The LA Times journalists were similarly up-in-arms after owner Patrick Soon-Shiong blocked a Harris endorsement during the week, prompting three of the Times’ editors to resign, including editorial page editor Mariel Garza.
LA Times staff wrote an open letter to Soon-Shiong, saying: “Whether the newspaper endorses a candidate is ultimately the owner’s prerogative. However, the process must be clear and transparent to readers.”
Last week, global chief revenue officer of Bloomberg Media, Christine Cook, told Mumbrella that their publication Bloomberg Businessweek was also forced to tread carefully around the presidential race.
“Brad Stone, the editor of Businessweek, got an interview with Donald Trump on the Thursday or Friday before the Biden debate that went so terribly,” Cook told Mumbrella while appearing on the one-on-one podcast.
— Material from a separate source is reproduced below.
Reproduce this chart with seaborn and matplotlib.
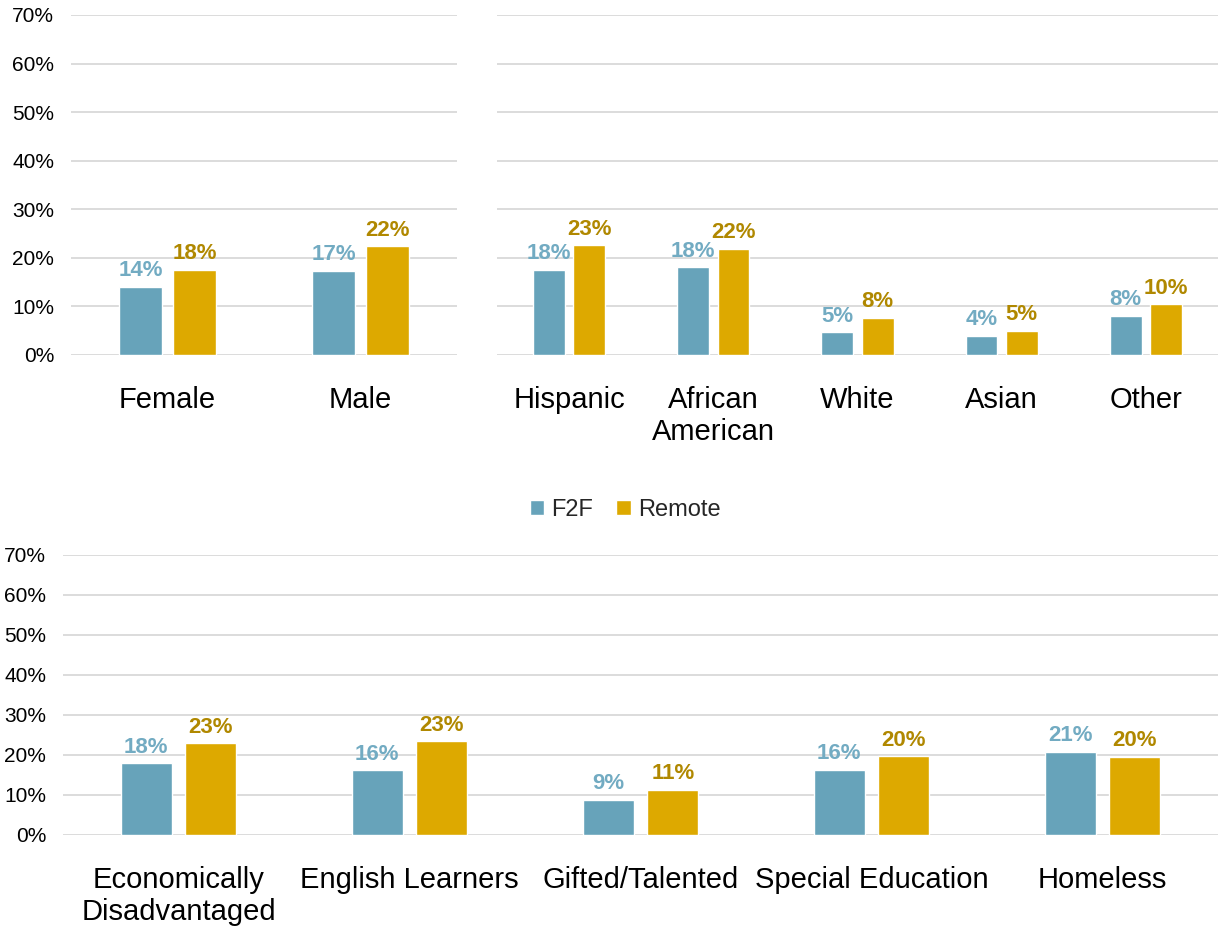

“And that Businessweek issue covered Trump’s proposed cabinet, who was going to be in place.”
Despite being what Cook called “thorough coverage… tracking the constituents and the policies that were moving minds”, Bloomberg Businessweek was still worried it would be read as an endorsement.

Christine Cook
“The coverage that we did of Trump, in America, it can be tricky… we went ahead and called everybody and said, ‘You know, Donald Trump’s going to be on the cover’, because there’s a lot of sensitivity around adjacency, and some of those brands said that they didn’t want to be there.”
Cook reasons they don’t want to be associated with any Trump coverage, “because of a lot of the stuff that actually happens on user-generated social platforms, which can be uncontrollable and are not into the guise of a managing editor who has a style book”.
“It’s a shame because there was actually really good content about what a Trump administration would look like – not some high-blood-pressure, frothy commentary,” she said.
Cook also explained that Bloomberg Businessweek followed with a Kamala Harris cover story, “because we feel like it’s our obligation”.